Scenes From a Notebook
So this is actually what I planned on writing about in the last post before I got caught up in that personal tangent about keeping a notebook to remind myself more of who I was in that moment rather than where and what I was doing. I did touch on the types of notes that I keep but I just wanted to share a few random notes. Nothing too deep.
Couple on flight from Cleveland to New York has cat with them. Are discussing what sounds like potential volunteer options; Helping build a village in the Philippines would “just end up being a bunch of white people.”
Forgot to secure my water bottle and book and both ended up two rows ahead of me after landing.
Ladies at the Delta counter in JFK with very thick New York accents looking up astrological signs of customers. Using them to explain why the last guy was an ass. Told me they’d look mine up too when I walked away. Told them I was a Leo as I walked away.
Couple at Brasserie bar in JFK order a bottle of Merlot and a plate of fries. Haven’t talked to each other.
Would it be weird if I bought something from the Metropolitan Museum of Art gift shop in the airport if I’ve never actually been to the museum?
Doing surprisingly well being on the other side of the road until it comes to being on country roads at night.
Camera strap came undone, again, this time at Bray Cliffs. Landed pretty heavy, lens first on the ground. Honestly surprised it still works and annoyed this happens on a regular basis.
Behind a family of four on the descent from Bray Head; two daughters; youngest one complaining most of the time, thorn stuck in her at one point; screamed bloody murder when the dad took it out.
Stepped in dog shit at the bottom of the mountain.
Flat whites served at every coffee shop. Starbucks, the only place I can get one back home and which I enjoy, has worst. Investigate this upon return.
Nachos at movie theater are just cheese Doritos.
Signs at restaurants “Only Irish beef served here” Very big on making it clear their meat is from Ireland. Dairy too. All over grocery stores.
Many commercials for vegetarian brands.
Graphic and intense PSA’s. “Every year we tell you to stop drinking and driving but YOU JUST. WON’T. LISTEN.”
Turns out I’m pretty allergic to cats.
“Oh he’s gay? I want him in my butt.”
Garden centers have cafe’s.
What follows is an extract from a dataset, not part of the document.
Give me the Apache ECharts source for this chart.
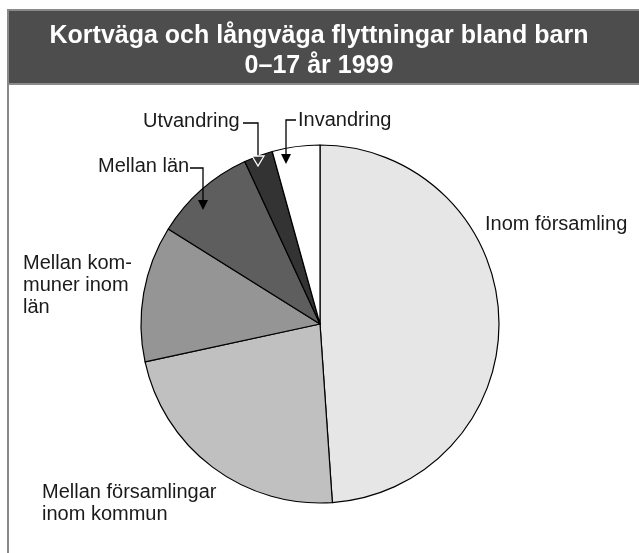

Full blown cafes.
On train to Dublin; “instant coffee or brewed?” Assuming instant is the packets you just stir. Brewed has grounds in the bottom. Mesh in the lid to keep you from drinking the grounds. Older gentleman with claddagh wrist tattoo drank from wrong hole, mouthful of grounds.
Suddenly smells like bacon?
Guy on Grolwr from Texas messaged me. Wasn’t into anything sexual. Didn’t even like kissing. Just really into watching guys on the toilet… (I’m not entirely sure why I wrote this down)
Teen keeps yelling “I fucked your mom, Shit Lips.”
Shock Treatment: Pseudo-sequel to Rocky Horror; not.. great but the soundtrack is killer.
Drive-in Bingo; Sit in your car; numbers called out over the loudspeaker from inside the hall; nothing like American bingo; “All the legs, eleven.” Won 10 euro; Woman in car to the left had at least 3 sheets going at once
Working at Wildflower Cafe; can’t understand half of what coworkers saying; had to have them repeat themselves multiple times only to stare blankly at them and still ask “what?”; are shocked Americans don’t have sugar bowls and that rocky road is known solely for being an ice cream flavor; sweet tea is sacrilegious.
Haven’t pooped since Monday, maybe I’ll write about that.